#### [THE REQUEST]
Copy the listing verbatim, excluding any images found in it.

#### [DATASET EXTRACT]
★ ★ ★

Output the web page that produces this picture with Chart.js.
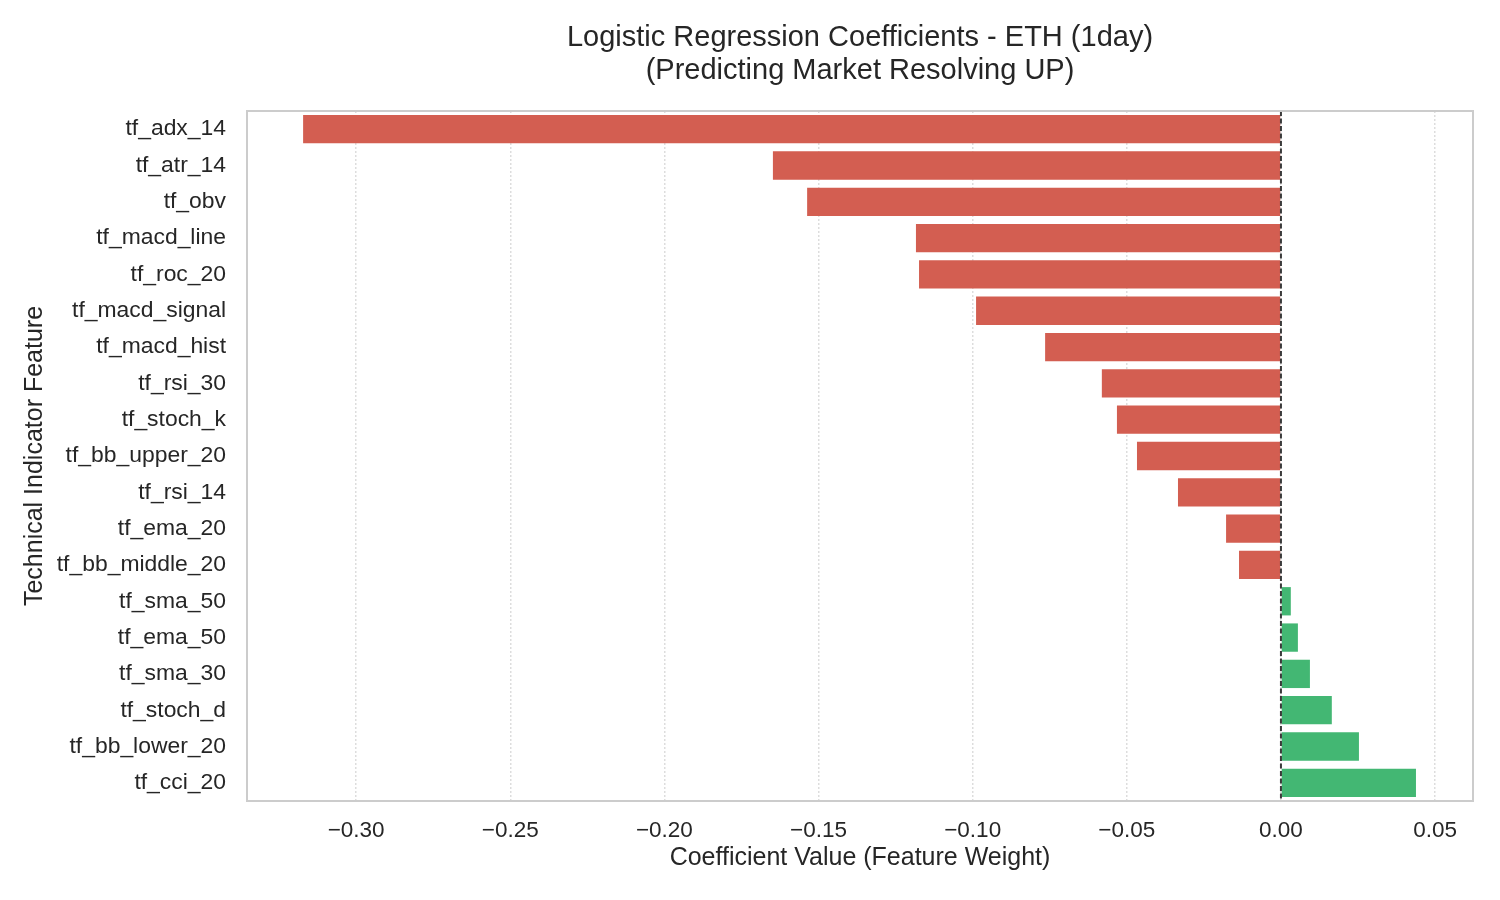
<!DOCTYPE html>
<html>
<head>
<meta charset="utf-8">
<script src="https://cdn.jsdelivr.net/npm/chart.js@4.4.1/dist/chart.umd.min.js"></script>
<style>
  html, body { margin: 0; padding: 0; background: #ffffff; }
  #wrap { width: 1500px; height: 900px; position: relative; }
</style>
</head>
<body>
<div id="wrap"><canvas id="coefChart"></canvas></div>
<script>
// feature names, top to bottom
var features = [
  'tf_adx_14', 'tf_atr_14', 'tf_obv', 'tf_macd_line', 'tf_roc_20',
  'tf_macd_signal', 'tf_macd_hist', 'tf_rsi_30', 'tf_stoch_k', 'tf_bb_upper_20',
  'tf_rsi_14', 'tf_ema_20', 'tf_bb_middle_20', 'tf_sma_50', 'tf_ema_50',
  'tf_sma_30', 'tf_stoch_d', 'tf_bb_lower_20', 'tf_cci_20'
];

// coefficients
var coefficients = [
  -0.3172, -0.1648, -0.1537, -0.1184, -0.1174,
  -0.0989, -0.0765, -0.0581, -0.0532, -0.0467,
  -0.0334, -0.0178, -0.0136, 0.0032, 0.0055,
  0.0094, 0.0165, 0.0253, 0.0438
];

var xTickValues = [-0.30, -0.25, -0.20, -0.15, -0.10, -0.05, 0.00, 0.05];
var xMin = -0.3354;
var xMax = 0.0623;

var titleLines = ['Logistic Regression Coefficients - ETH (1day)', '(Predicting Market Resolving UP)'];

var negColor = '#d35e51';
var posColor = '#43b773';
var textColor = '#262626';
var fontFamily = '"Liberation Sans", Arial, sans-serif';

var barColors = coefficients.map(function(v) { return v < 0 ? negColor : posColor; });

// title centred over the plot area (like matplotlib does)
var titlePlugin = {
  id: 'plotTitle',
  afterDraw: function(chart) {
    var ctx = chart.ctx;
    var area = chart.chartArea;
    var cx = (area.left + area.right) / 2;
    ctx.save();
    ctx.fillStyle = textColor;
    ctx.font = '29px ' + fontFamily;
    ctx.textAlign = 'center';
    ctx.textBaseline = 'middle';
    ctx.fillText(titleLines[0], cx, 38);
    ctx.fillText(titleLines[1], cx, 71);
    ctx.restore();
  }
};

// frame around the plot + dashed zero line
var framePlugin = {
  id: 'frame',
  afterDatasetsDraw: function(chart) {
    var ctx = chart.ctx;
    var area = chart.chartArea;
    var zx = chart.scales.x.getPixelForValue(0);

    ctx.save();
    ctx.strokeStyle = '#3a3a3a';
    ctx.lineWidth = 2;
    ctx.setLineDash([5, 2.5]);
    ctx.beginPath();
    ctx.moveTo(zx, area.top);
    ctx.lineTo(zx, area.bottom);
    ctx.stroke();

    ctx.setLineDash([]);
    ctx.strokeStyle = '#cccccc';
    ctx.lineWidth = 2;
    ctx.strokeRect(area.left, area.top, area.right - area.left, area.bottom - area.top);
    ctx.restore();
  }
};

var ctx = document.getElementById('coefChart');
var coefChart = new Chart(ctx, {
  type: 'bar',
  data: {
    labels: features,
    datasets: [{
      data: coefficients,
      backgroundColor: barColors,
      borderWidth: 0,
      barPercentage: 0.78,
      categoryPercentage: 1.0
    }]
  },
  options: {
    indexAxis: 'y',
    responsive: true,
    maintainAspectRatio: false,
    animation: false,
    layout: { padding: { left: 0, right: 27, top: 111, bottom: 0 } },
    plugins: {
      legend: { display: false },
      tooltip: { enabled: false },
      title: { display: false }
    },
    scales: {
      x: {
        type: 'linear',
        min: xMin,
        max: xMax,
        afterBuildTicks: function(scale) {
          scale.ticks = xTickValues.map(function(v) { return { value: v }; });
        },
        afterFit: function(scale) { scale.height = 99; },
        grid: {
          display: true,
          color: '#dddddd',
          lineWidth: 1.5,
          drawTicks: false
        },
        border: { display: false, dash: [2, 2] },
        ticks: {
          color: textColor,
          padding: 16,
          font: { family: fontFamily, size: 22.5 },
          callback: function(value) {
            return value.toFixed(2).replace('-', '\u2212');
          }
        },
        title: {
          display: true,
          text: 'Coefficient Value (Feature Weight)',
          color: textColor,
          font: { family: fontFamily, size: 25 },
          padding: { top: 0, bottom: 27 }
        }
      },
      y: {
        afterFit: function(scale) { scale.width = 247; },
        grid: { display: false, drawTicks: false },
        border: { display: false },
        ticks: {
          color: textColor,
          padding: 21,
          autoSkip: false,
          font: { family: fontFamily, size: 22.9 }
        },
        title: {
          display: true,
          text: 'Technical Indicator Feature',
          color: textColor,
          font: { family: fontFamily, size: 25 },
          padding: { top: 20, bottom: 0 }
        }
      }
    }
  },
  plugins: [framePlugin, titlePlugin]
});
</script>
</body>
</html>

★ ★ ★

#### [EXERCISE RESPONSE]
Output the web page that produces this picture with Chart.js.
<!DOCTYPE html>
<html>
<head>
<meta charset="utf-8">
<script src="https://cdn.jsdelivr.net/npm/chart.js@4.4.1/dist/chart.umd.min.js"></script>
<style>
  html, body { margin: 0; padding: 0; background: #ffffff; }
  #wrap { width: 1500px; height: 900px; position: relative; }
</style>
</head>
<body>
<div id="wrap"><canvas id="coefChart"></canvas></div>
<script>
// feature names, top to bottom
var features = [
  'tf_adx_14', 'tf_atr_14', 'tf_obv', 'tf_macd_line', 'tf_roc_20',
  'tf_macd_signal', 'tf_macd_hist', 'tf_rsi_30', 'tf_stoch_k', 'tf_bb_upper_20',
  'tf_rsi_14', 'tf_ema_20', 'tf_bb_middle_20', 'tf_sma_50', 'tf_ema_50',
  'tf_sma_30', 'tf_stoch_d', 'tf_bb_lower_20', 'tf_cci_20'
];

// coefficients
var coefficients = [
  -0.3172, -0.1648, -0.1537, -0.1184, -0.1174,
  -0.0989, -0.0765, -0.0581, -0.0532, -0.0467,
  -0.0334, -0.0178, -0.0136, 0.0032, 0.0055,
  0.0094, 0.0165, 0.0253, 0.0438
];

var xTickValues = [-0.30, -0.25, -0.20, -0.15, -0.10, -0.05, 0.00, 0.05];
var xMin = -0.3354;
var xMax = 0.0623;

var titleLines = ['Logistic Regression Coefficients - ETH (1day)', '(Predicting Market Resolving UP)'];

var negColor = '#d35e51';
var posColor = '#43b773';
var textColor = '#262626';
var fontFamily = '"Liberation Sans", Arial, sans-serif';

var barColors = coefficients.map(function(v) { return v < 0 ? negColor : posColor; });

// title centred over the plot area (like matplotlib does)
var titlePlugin = {
  id: 'plotTitle',
  afterDraw: function(chart) {
    var ctx = chart.ctx;
    var area = chart.chartArea;
    var cx = (area.left + area.right) / 2;
    ctx.save();
    ctx.fillStyle = textColor;
    ctx.font = '29px ' + fontFamily;
    ctx.textAlign = 'center';
    ctx.textBaseline = 'middle';
    ctx.fillText(titleLines[0], cx, 38);
    ctx.fillText(titleLines[1], cx, 71);
    ctx.restore();
  }
};

// frame around the plot + dashed zero line
var framePlugin = {
  id: 'frame',
  afterDatasetsDraw: function(chart) {
    var ctx = chart.ctx;
    var area = chart.chartArea;
    var zx = chart.scales.x.getPixelForValue(0);

    ctx.save();
    ctx.strokeStyle = '#3a3a3a';
    ctx.lineWidth = 2;
    ctx.setLineDash([5, 2.5]);
    ctx.beginPath();
    ctx.moveTo(zx, area.top);
    ctx.lineTo(zx, area.bottom);
    ctx.stroke();

    ctx.setLineDash([]);
    ctx.strokeStyle = '#cccccc';
    ctx.lineWidth = 2;
    ctx.strokeRect(area.left, area.top, area.right - area.left, area.bottom - area.top);
    ctx.restore();
  }
};

var ctx = document.getElementById('coefChart');
var coefChart = new Chart(ctx, {
  type: 'bar',
  data: {
    labels: features,
    datasets: [{
      data: coefficients,
      backgroundColor: barColors,
      borderWidth: 0,
      barPercentage: 0.78,
      categoryPercentage: 1.0
    }]
  },
  options: {
    indexAxis: 'y',
    responsive: true,
    maintainAspectRatio: false,
    animation: false,
    layout: { padding: { left: 0, right: 27, top: 111, bottom: 0 } },
    plugins: {
      legend: { display: false },
      tooltip: { enabled: false },
      title: { display: false }
    },
    scales: {
      x: {
        type: 'linear',
        min: xMin,
        max: xMax,
        afterBuildTicks: function(scale) {
          scale.ticks = xTickValues.map(function(v) { return { value: v }; });
        },
        afterFit: function(scale) { scale.height = 99; },
        grid: {
          display: true,
          color: '#dddddd',
          lineWidth: 1.5,
          drawTicks: false
        },
        border: { display: false, dash: [2, 2] },
        ticks: {
          color: textColor,
          padding: 16,
          font: { family: fontFamily, size: 22.5 },
          callback: function(value) {
            return value.toFixed(2).replace('-', '\u2212');
          }
        },
        title: {
          display: true,
          text: 'Coefficient Value (Feature Weight)',
          color: textColor,
          font: { family: fontFamily, size: 25 },
          padding: { top: 0, bottom: 27 }
        }
      },
      y: {
        afterFit: function(scale) { scale.width = 247; },
        grid: { display: false, drawTicks: false },
        border: { display: false },
        ticks: {
          color: textColor,
          padding: 21,
          autoSkip: false,
          font: { family: fontFamily, size: 22.9 }
        },
        title: {
          display: true,
          text: 'Technical Indicator Feature',
          color: textColor,
          font: { family: fontFamily, size: 25 },
          padding: { top: 20, bottom: 0 }
        }
      }
    }
  },
  plugins: [framePlugin, titlePlugin]
});
</script>
</body>
</html>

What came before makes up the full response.